Finding the right dilations and scale factor activity sheet can make a geometry lesson much clearer. When students first learn about resizing shapes, the concept often feels abstract. A well-designed practice sheet grounds that abstract math in visual, hands-on work. It gives learners a structured way to see how multiplying coordinates or side lengths by a specific ratio creates an exact replica of a figure, just larger or smaller.

What exactly happens during a geometric dilation?

A dilation is a transformation that changes the size of a figure without altering its shape. The original figure is called the pre-image, and the new one is the image. To make this happen, you need two things: a center of dilation and a scale factor. If the scale factor is greater than one, the shape gets bigger, which is an enlargement. If it is a fraction between zero and one, the shape shrinks, creating a reduction. Activity sheets usually have students draw these transformations on a grid so they can physically count the units and verify the proportions.

How do students calculate the scale factor?

Students find the scale factor by comparing corresponding side lengths of the image and the pre-image. They divide the length of the new side by the length of the original side. For example, if a triangle has a side that is 4 units long and the dilated version has a corresponding side of 8 units, the scale factor is 2. Worksheets often mix these calculation problems with graphing tasks. If you want to build foundational skills before tackling complex graphs, starting with a basic measurement practice sheet for middle school geometry helps students get comfortable with ratios first.

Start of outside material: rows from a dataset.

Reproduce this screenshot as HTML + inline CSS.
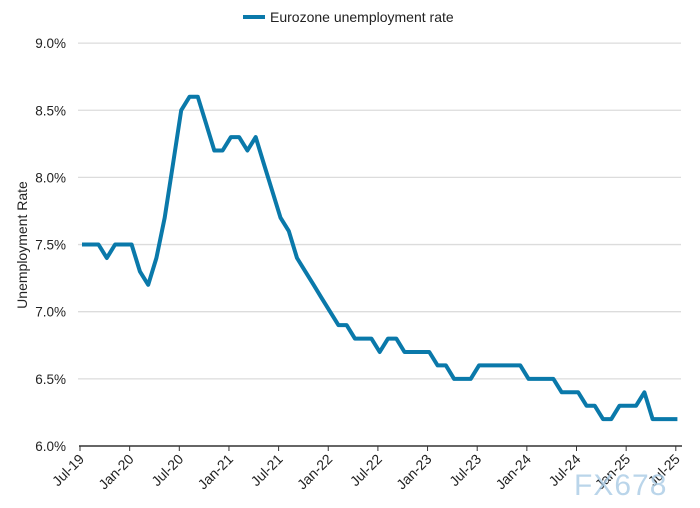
<!DOCTYPE html>
<html><head><meta charset="utf-8"><style>
body{margin:0;background:#fff}
svg{display:block;font-family:"Liberation Sans",sans-serif}
</style></head><body>
<svg id="s" width="700" height="508" viewBox="0 0 700 508">
<line x1="243" y1="17" x2="265" y2="17" stroke="#0a79aa" stroke-width="4"/>
<text x="270" y="22" font-size="14" fill="#222">Eurozone unemployment rate</text>
<text transform="translate(27,245) rotate(-90)" text-anchor="middle" font-size="14" fill="#222">Unemployment Rate</text>
<g id="g"></g>
</svg>
<script>
var g=document.getElementById('g'),h='';
function Y(v){return 446-(v-6)*134.3;}
for(var i=0;i<=6;i++){var v=6+i*0.5,y=Y(v);
 if(i>0)h+='<line x1="78" x2="681" y1="'+y+'" y2="'+y+'" stroke="#dcdcdc" stroke-width="1.3"/>';
 h+='<text x="66" y="'+(y+5)+'" text-anchor="end" font-size="13.5" fill="#222">'+v.toFixed(1)+'%</text>';}
h+='<line x1="79" x2="682" y1="446" y2="446" stroke="#333" stroke-width="1.5"/>';
var labs=['Jul-19','Jan-20','Jul-20','Jan-21','Jul-21','Jan-22','Jul-22','Jan-23','Jul-23','Jan-24','Jul-24','Jan-25','Jul-25'];
for(var k=0;k<13;k++){var x=80+k*49.65;
 h+='<line x1="'+x+'" x2="'+x+'" y1="446" y2="451" stroke="#333"/>';
 h+='<text transform="translate('+(x+5)+',460) rotate(-45)" text-anchor="end" font-size="14" fill="#222">'+labs[k]+'</text>';}
var d=[7.5,7.5,7.5,7.4,7.5,7.5,7.5,7.3,7.2,7.4,7.7,8.1,8.5,8.6,8.6,8.4,8.2,8.2,8.3,8.3,8.2,8.3,8.1,7.9,7.7,7.6,7.4,7.3,7.2,7.1,7.0,6.9,6.9,6.8,6.8,6.8,6.7,6.8,6.8,6.7,6.7,6.7,6.7,6.6,6.6,6.5,6.5,6.5,6.6,6.6,6.6,6.6,6.6,6.6,6.5,6.5,6.5,6.5,6.4,6.4,6.4,6.3,6.3,6.2,6.2,6.3,6.3,6.3,6.4,6.2,6.2,6.2,6.2];
var p=d.map(function(v,i){return (82+i*8.27).toFixed(1)+','+Y(v).toFixed(1)}).join(' ');
h+='<polyline points="'+p+'" fill="none" stroke="#0a79aa" stroke-width="4" stroke-linejoin="round"/>';
h+='<text x="574" y="495" font-size="30" fill="#a9cbe6" opacity="0.8" letter-spacing="1">FX678</text>';
g.innerHTML=h;
</script>
</body></html>
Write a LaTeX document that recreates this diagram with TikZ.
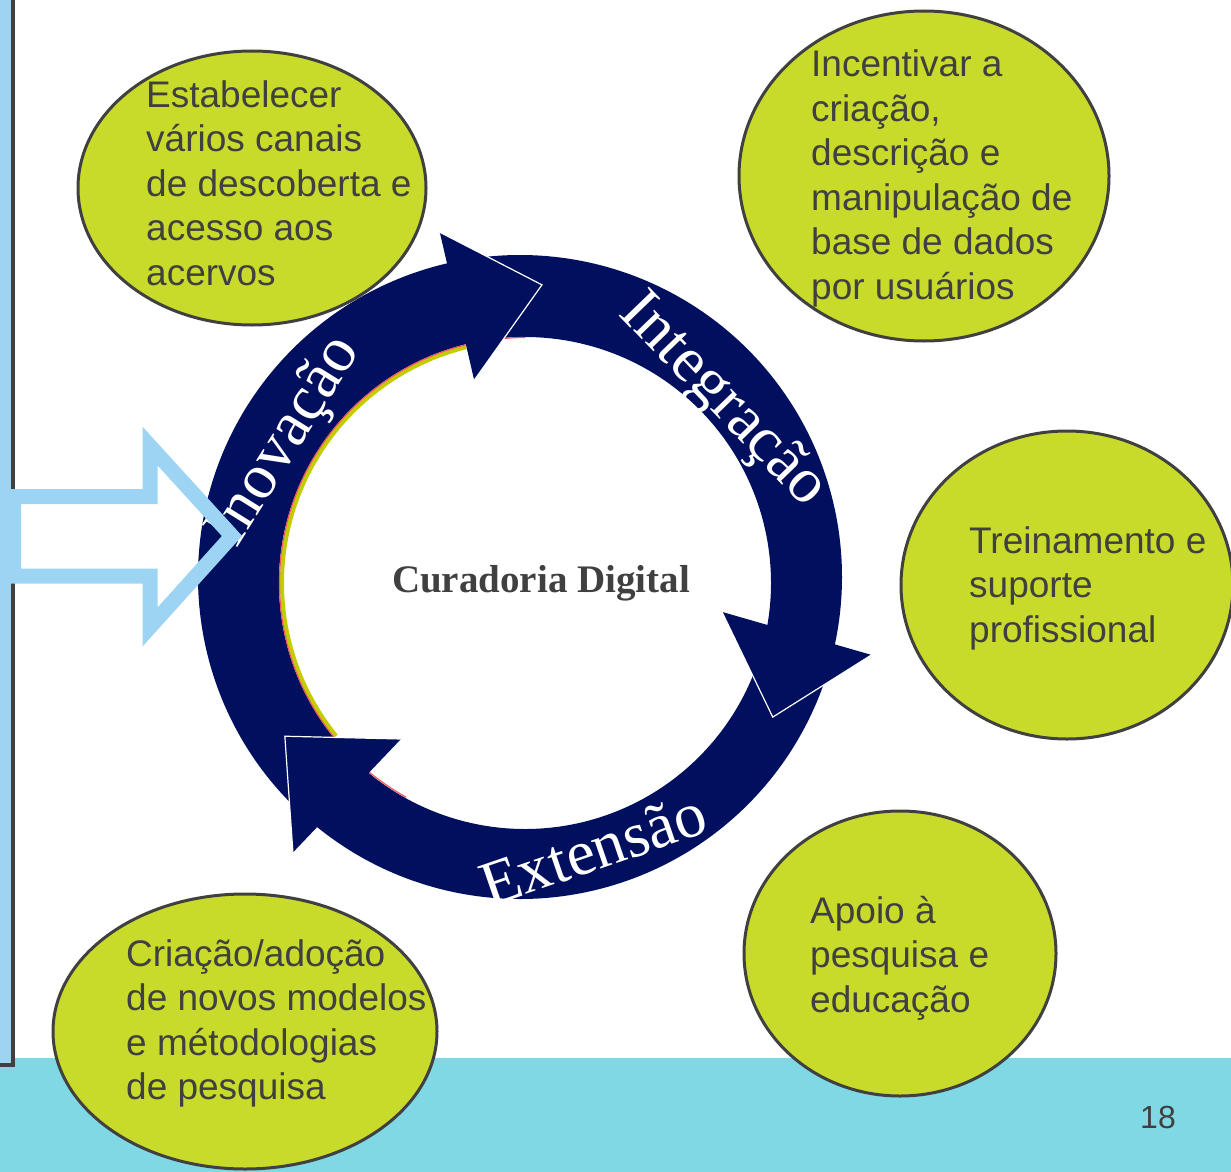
\documentclass[tikz,border=0pt]{standalone}
\usepackage{fontspec}
\setmainfont{Liberation Serif}
\setsansfont{Liberation Sans}
\usetikzlibrary{calc,shapes.geometric,positioning}
\definecolor{arcnavy}{RGB}{0,15,94}
\definecolor{bubgreen}{RGB}{201,219,42}
\definecolor{txtgray}{RGB}{64,64,64}
\definecolor{skyblue}{RGB}{157,212,243}
\definecolor{footcyan}{RGB}{128,216,228}
\definecolor{accentyg}{RGB}{196,204,0}
\definecolor{accentred}{RGB}{240,85,95}
\newcommand{\bublines}[1]{\parbox[t]{340pt}{\raggedright #1}}
\tikzset{
  bubble/.style={ellipse, draw=txtgray, line width=3pt, fill=bubgreen, inner sep=0pt},
  bubtxt/.style={anchor=base west, inner sep=0pt, text=txtgray, font=\sffamily\fontsize{37}{44.5}\selectfont},
  arctxt/.style={text=white, inner sep=0pt, font=\rmfamily\fontsize{64}{64}\selectfont},
  headedge/.style={draw=white, line width=1.2pt}
}

\begin{document}
\begin{tikzpicture}[x=1pt,y=1pt]
\useasboundingbox (0,0) rectangle (1231,-1172);
\fill[footcyan] (0,-1058) rectangle (1231,-1172);
\draw[fill=skyblue, draw=txtgray, line width=3.5pt] (-10,10) rectangle (13,-1065);

\coordinate (O) at (520,-577);
\coordinate (Oi) at (525,-583);
\fill[arcnavy] ($(O)+(228:322pt)$) arc[start angle=228, end angle=102, radius=322pt] -- ($(Oi)+(102:246pt)$) arc[start angle=102, end angle=228, radius=246pt] -- cycle;
\fill[arcnavy] ($(O)+(98:322pt)$) arc[start angle=98, end angle=-13, radius=322pt] -- ($(Oi)+(-13:246pt)$) arc[start angle=-13, end angle=98, radius=246pt] -- cycle;
\fill[arcnavy] ($(O)+(-18:322pt)$) arc[start angle=-18, end angle=-130, radius=322pt] -- ($(Oi)+(-130:246pt)$) arc[start angle=-130, end angle=-18, radius=246pt] -- cycle;
\draw[accentyg, line width=4pt] ($(Oi)+(219:243pt)$) arc[start angle=219, end angle=104, radius=243pt];
\draw[accentred, line width=1.2pt] ($(Oi)+(219:245.5pt)$) arc[start angle=219, end angle=104, radius=245.5pt];
\draw[accentred, line width=1.2pt] ($(Oi)+(104:245.5pt)$) arc[start angle=104, end angle=90, radius=245.5pt];
\draw[accentred, line width=1.2pt] ($(Oi)+(241:245pt)$) arc[start angle=241, end angle=228, radius=245pt];

\fill[arcnavy] ($(O)+(103.1:354pt)$) coordinate (inoA) -- ($(O)+(85.7:293pt)$) coordinate (inoB) -- ($(O)+(103.1:202pt)$) coordinate (inoC) -- cycle;
\draw[headedge] (inoA) -- (inoB) -- (inoC);
\fill[arcnavy] ($(O)+(-9.8:205pt)$) coordinate (intA) -- ($(O)+(-29:289pt)$) coordinate (intB) -- ($(O)+(-12.5:360pt)$) coordinate (intC) -- cycle;
\draw[headedge] (intA) -- (intB) -- (intC);
\fill[arcnavy] ($(O)+(233.7:201pt)$) coordinate (extA) -- ($(O)+(214.1:284pt)$) coordinate (extB) -- ($(O)+(230.5:357pt)$) coordinate (extC) -- cycle;
\draw[headedge] (extA) -- (extB) -- (extC);

\node[arctxt, rotate=58] (inovacao) at ($(O)+(150:270pt)$) {Inovação};
\node[arctxt, rotate=-46] (integracao) at ($(O)+(41:268pt)$) {Integração};
\node[arctxt, rotate=19] (extensao) at ($(O)+(-75:282pt)$) {Extensão};
\node[anchor=base, text=txtgray, font=\rmfamily\bfseries\fontsize{39}{39}\selectfont] (curadoria) at (541,-592.5) {Curadoria Digital};

\draw[skyblue, line width=15pt] (13.5,-496.5) -- (150,-496.5) -- (150,-446) -- (232,-536) -- (150,-627) -- (150,-576) -- (13.5,-576) -- cycle;

\node[bubble, minimum width=348pt, minimum height=274pt] (acervos) at (252,-188) {};
\node[bubble, minimum width=370pt, minimum height=330pt] (usuarios) at (924,-176) {};
\node[bubble, minimum width=332pt, minimum height=308pt] (suporte) at (1067,-585) {};
\node[bubble, minimum width=312pt, minimum height=285pt] (pesquisa) at (900,-953.5) {};
\node[bubble, minimum width=384pt, minimum height=275pt] (modelos) at (245,-1031.5) {};

\node[bubtxt] (acervostxt) at (146,-107) {\bublines{Estabelecer\\vários canais\\de descoberta e\\acesso aos\\acervos}};
\node[bubtxt] (usuariostxt) at (811,-77) {\bublines{Incentivar a\\criação,\\descrição e\\manipulação de\\base de dados\\por usuários}};
\node[bubtxt] (suportetxt) at (969,-553) {\bublines{Treinamento e\\suporte\\profissional}};
\node[bubtxt] (pesquisatxt) at (810,-923) {\bublines{Apoio à\\pesquisa e\\educação}};
\node[bubtxt] (modelostxt) at (126,-966) {\bublines{Criação/adoção\\de novos modelos\\e métodologias\\de pesquisa}};

\node[text=txtgray, font=\sffamily\fontsize{32}{32}\selectfont] (pagina) at (1158,-1117) {18};
\end{tikzpicture}
\end{document}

Where do students usually get confused?

The most frequent error happens when students mix up the order of division. They might divide the original length by the new length, resulting in an inverted scale factor. Another common trap is applying the scale factor to the area instead of the side lengths. If a shape is dilated by a factor of 3, the area actually increases by a factor of 9. Also, when working on a coordinate plane, students sometimes add the scale factor to the coordinates instead of multiplying. Providing immediate feedback on a dilations and scale factor activity sheet prevents these habits from forming. Once they master basic rectangles, you can challenge them with practice problems involving irregular shapes to test their true understanding of proportional sides.

Why practice with real-world word problems?

Graphing on a coordinate plane is great for theory, but applying the math to actual situations proves its value. Architects, cartographers, and engineers use dilations constantly. You can show students how a map uses a scale factor to represent miles in inches, or how a projector enlarges an image onto a screen. Incorporating word problems that reflect these real-world scenarios helps students see the practical side of proportional reasoning. For deeper context on teaching these concepts, math educators often refer to the National Council of Teachers of Mathematics standards on geometry and similarity, which emphasize connecting visual transformations to algebraic rules.

What should you include in your next lesson?

Make sure your materials cover the full scope of the topic. Before handing out an activity sheet, verify it has a good mix of visual and analytical tasks.

  • Include at least one problem where the center of dilation is not the origin.
  • Provide a mix of fractional scale factors for reductions and whole number scale factors for enlargements.
  • Ask students to write the algebraic rule for the transformation, such as (x, y) to (2x, 2y).
  • Follow up graphing exercises with a measurement check to confirm side lengths are truly proportional.

Start with guided examples on the board, then let students work through the practice sheet independently to build their confidence.